E così aveva finito col ridurre all’essenziale ogni tipo di interazione. Con Stefania in particolare, sebbene durante i primi mesi di lavoro fosse stata il suo riferimento più importante e le avesse insegnato davvero tanto, non riusciva neppure a sostenere lo sguardo, tale era il timore di deluderla nel caso avesse scoperto ciò che aveva fatto o, meglio, ciò che non aveva fatto…parlare!

E poi c’era Gloria, senza la quale non avrebbe mai cominciato a lavorare in quel call center e, quindi a firmare il contratto a tempo indeterminato. Nonostante l’enorme senso di gratitudine che la legava a lei, aveva smesso di scambiare anche solo due chiacchiere durante la pausa caffè, aiutata dal fatto che ormai, da anni, lavorava in una postazione lontana dalla sua, insieme ad un altro team.

Tra l’altro, era da un po’ che non la vedeva,  giravano voci che era stata poco bene e che aveva preso un periodo di aspettativa. In effetti, ora che ci pensava, aveva notato che era dimagrita tanto, ma ricordava di averle raccontato che era fissata con la dieta per cui, forse, aveva solo esagerato.

Un giorno, arrivata in ritardo per un guasto alla metro, Sara aveva riconosciuto Dora, l’operatrice dell’ASL che stava lasciando il palazzo del call center insieme ad altre due persone. Per quanto si fosse sforzata di approfondire, a lavoro nessuno sapeva niente, avevano solo visto parlare tre persone, tre donne per l’esattezza, con i responsabili in turno per poi allontanarsi,  insieme a una quindicina di operatori dello stesso team, in un’altra ala dell’edificio. “Quale team?” “Quello del quinto tavolone sulla destra”, le avevano risposto. Era proprio quello di Gloria! Ma no, non poteva essere ciò che stava pensando. Era impossibile.  Uno, erano passati troppi anni, e poi, a parte qualche chilo in meno, non l’aveva mai sentita tossire, e lei ricordava bene quanto fastidiosa fosse quella tosse e quel senso di costrizione che sentiva al petto. 

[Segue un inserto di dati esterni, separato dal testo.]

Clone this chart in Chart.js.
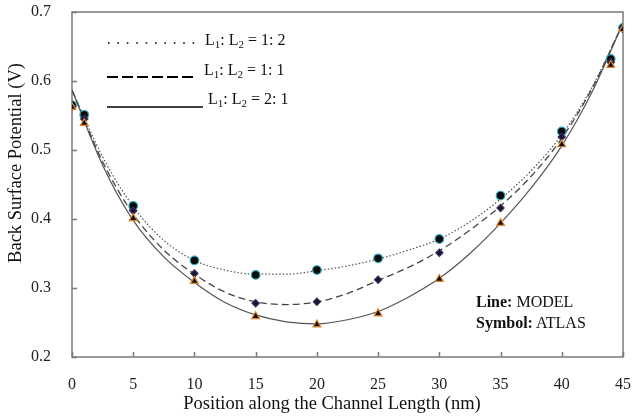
<!DOCTYPE html>
<html>
<head>
<meta charset="utf-8">
<script src="https://cdn.jsdelivr.net/npm/chart.js@4"></script>
<style>
  body { margin: 0; background: #fff; }
  #wrap { position: relative; width: 632px; height: 419px; font-family: "Liberation Serif", serif; color: #111; }
  #wrap canvas { position: absolute; left: 0; top: 0; }
  .ov { position: absolute; white-space: nowrap; line-height: 1; }
  .leg { font-size: 16px; transform: translateY(-50%); }
  .leg sub { font-size: 11px; vertical-align: -3px; }
  .note { font-size: 16px; transform: translateY(-50%); }
  .note b { font-weight: bold; }
  #xtitle { font-size: 18.5px; left: 332px; top: 403px; transform: translate(-50%, -50%); }
  #ytitle { font-size: 18.5px; left: 15px; top: 163px; transform: translate(-50%, -50%) rotate(-90deg); }
</style>
</head>
<body>
<div id="wrap">
  <canvas id="chartPotential"></canvas>
  <svg class="ov" style="left:0;top:0" width="632" height="419">
    <line x1="108" y1="43" x2="196" y2="43" stroke="#000" stroke-width="1.6" stroke-dasharray="1.6 7.8"/>
    <line x1="107" y1="77" x2="193" y2="77" stroke="#000" stroke-width="2" stroke-dasharray="11 4"/>
    <line x1="107" y1="107" x2="203" y2="107" stroke="#000" stroke-width="1.5"/>
  </svg>
  <div class="ov leg" style="left:205px;top:41px">L<sub>1</sub>: L<sub>2</sub> = 1: 2</div>
  <div class="ov leg" style="left:204px;top:71px">L<sub>1</sub>: L<sub>2</sub> = 1: 1</div>
  <div class="ov leg" style="left:208px;top:100px">L<sub>1</sub>: L<sub>2</sub> = 2: 1</div>
  <div class="ov note" style="left:476px;top:302px"><b>Line:</b> MODEL</div>
  <div class="ov note" style="left:476px;top:323px"><b>Symbol:</b> ATLAS</div>
  <div class="ov" id="xtitle">Position along the Channel Length (nm)</div>
  <div class="ov" id="ytitle">Back Surface Potential (V)</div>
</div>
<script>
// ATLAS simulation points (symbols)
var atlasX = [0, 1, 5, 10, 15, 20, 25, 30, 35, 40, 44, 45];
var atlas12 = [0.565, 0.551, 0.419, 0.340, 0.319, 0.326, 0.343, 0.371, 0.434, 0.527, 0.632, 0.677];
var atlas11 = [0.563, 0.545, 0.412, 0.321, 0.278, 0.280, 0.312, 0.351, 0.416, 0.519, 0.627, 0.676];
var atlas21 = [0.562, 0.539, 0.401, 0.310, 0.259, 0.247, 0.263, 0.313, 0.394, 0.508, 0.623, 0.675];

// model curves
var modelX = [0, 2.5, 5, 7.5, 10, 12.5, 15, 17.5, 20, 22.5, 25, 27.5, 30, 32.5, 35, 37.5, 40, 42.5, 45];
var model12 = [0.587, 0.490, 0.418, 0.369, 0.340, 0.326, 0.320, 0.320, 0.325, 0.332, 0.342, 0.355, 0.371, 0.396, 0.429, 0.470, 0.522, 0.592, 0.684];
var model11 = [0.587, 0.483, 0.407, 0.355, 0.320, 0.294, 0.280, 0.276, 0.280, 0.292, 0.311, 0.330, 0.354, 0.384, 0.419, 0.462, 0.517, 0.590, 0.684];
var model21 = [0.587, 0.478, 0.398, 0.345, 0.308, 0.279, 0.261, 0.251, 0.248, 0.254, 0.266, 0.287, 0.314, 0.350, 0.394, 0.445, 0.506, 0.585, 0.684];

var xTicks = [0, 5, 10, 15, 20, 25, 30, 35, 40, 45];
var yTicks = [0.2, 0.3, 0.4, 0.5, 0.6, 0.7];

function pts(xs, ys) {
    return xs.map(function (x, i) { return { x: x, y: ys[i] }; });
}

function modelSet(ys, dash, width, color) {
    return {
        data: pts(modelX, ys),
        showLine: true,
        borderColor: color,
        borderWidth: width,
        borderDash: dash,
        pointRadius: 0,
        cubicInterpolationMode: 'monotone',
        order: 5
    };
}

function atlasSet(ys, style, radius, fill, edge, order) {
    return {
        data: pts(atlasX, ys),
        showLine: false,
        pointStyle: style,
        pointRadius: radius,
        pointBackgroundColor: fill,
        pointBorderColor: edge,
        pointBorderWidth: 1.2,
        order: order
    };
}

// frame and inner ticks
var frame = {
    id: 'frame',
    beforeDatasetsDraw: function (chart) {
        var ctx = chart.ctx, a = chart.chartArea;
        var sx = chart.scales.x, sy = chart.scales.y;
        ctx.save();
        ctx.strokeStyle = '#7a7a7a';
        ctx.lineWidth = 1.5;
        ctx.strokeRect(a.left, a.top, a.right - a.left, a.bottom - a.top);
        ctx.beginPath();
        yTicks.forEach(function (v) {
            var p = Math.round(sy.getPixelForValue(v)) + 0.5;
            ctx.moveTo(a.left, p);
            ctx.lineTo(a.left + 5, p);
        });
        xTicks.forEach(function (v) {
            var p = Math.round(sx.getPixelForValue(v)) + 0.5;
            ctx.moveTo(p, a.bottom);
            ctx.lineTo(p, a.bottom - 5);
        });
        ctx.stroke();
        ctx.restore();
    }
};

var ctx = document.getElementById('chartPotential').getContext('2d');
var myChart = new Chart(ctx, {
    type: 'scatter',
    data: {
        datasets: [
            modelSet(model12, [1.5, 2], 1.2, '#555'),
            modelSet(model11, [7, 4], 1.3, '#444'),
            modelSet(model21, [], 1.2, '#555'),
            atlasSet(atlas12, 'circle', 4.3, '#0b0b0b', '#2aa9bb', 3),
            atlasSet(atlas11, 'rectRot', 3.6, '#1b1230', '#3b2d5c', 2),
            atlasSet(atlas21, 'triangle', 4.5, '#111', '#e0852a', 1)
        ]
    },
    options: {
        responsive: true,
        maintainAspectRatio: false,
        animation: false,
        layout: { padding: { left: 0, right: 9, top: 12, bottom: 0 } },
        plugins: {
            legend: { display: false },
            tooltip: { enabled: false }
        },
        scales: {
            x: {
                type: 'linear',
                min: 0,
                max: 45,
                afterFit: function (s) { s.height = 62; s.paddingLeft = 0; s.paddingRight = 0; },
                afterBuildTicks: function (s) { s.ticks = xTicks.map(function (v) { return { value: v }; }); },
                grid: { display: false },
                border: { display: false },
                ticks: {
                    padding: 10,
                    color: '#222',
                    font: { family: 'Liberation Serif', size: 16 },
                    maxRotation: 0
                }
            },
            y: {
                min: 0.2,
                max: 0.7,
                afterFit: function (s) { s.width = 72; s.paddingTop = 0; s.paddingBottom = 0; },
                afterBuildTicks: function (s) { s.ticks = yTicks.map(function (v) { return { value: v }; }); },
                grid: { display: false },
                border: { display: false },
                ticks: {
                    padding: 13,
                    color: '#222',
                    font: { family: 'Liberation Serif', size: 16 },
                    callback: function (v) { return v.toFixed(1); }
                }
            }
        }
    },
    plugins: [frame]
});
</script>
</body>
</html>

Aveva così finito con lo stroncare sul nascere quel dubbio che le si era insinuato nella testa, attribuendo il tutto a una serie di circostante fortuite, nient’altro che pura coincidenza.

 

Dicembre 2011

Stefania, rientrata da un viaggio all’estero, aveva cominciato a stare poco bene. “Si sarà presa chissà quale strana malattia tropicale” – aveva pensato Sara – “con quella fissa di visitare i posti più remoti del pianeta”. Lei, che il posto più esotico in cui era stata era Riccione dove, con i primi soldini messi da parte col nuovo lavoro, ci aveva portato la nonna, una settimana, pensione completa, da vere regine. 

Poi, un giorno, lei, come tutti i colleghi del call center, avevano ricevuto dalla direzione dell’Azienda una lettera dell’ASL nella quale veniva spiegato che si era verificato un caso di tubercolosi in un lavoratore del call center e che, in considerazione dell’elevata percentuale di positivi al test nei contatti stretti del malato, e tenuto conto del verificarsi, nel 2010, di un altro caso nella medesima sede di lavoro, si era reso necessario estendere lo screening a tutti gli operatori del call center. Venivano quindi inviati a sottoporsi l’indomani al test tubercolare organizzato presso la sala 5 del 3’ piano. 

Arrivato il suo turno, l’operatrice dell’ASL aveva chiesto a Sara se aveva mail fatto il test tubercolare in passato o se aveva avuto la tubercolosi. La sua risposta era stata un irrefrenabile pianto liberatorio.

Come aveva letto una volta da qualche parte…” Una bugia fa in tempo a compiere mezzo giro del mondo prima che la verità riesca a mettersi i pantaloni”.

E, a quanto pare, quel mezzo giro la sua, di bugia, l’aveva proprio fatto.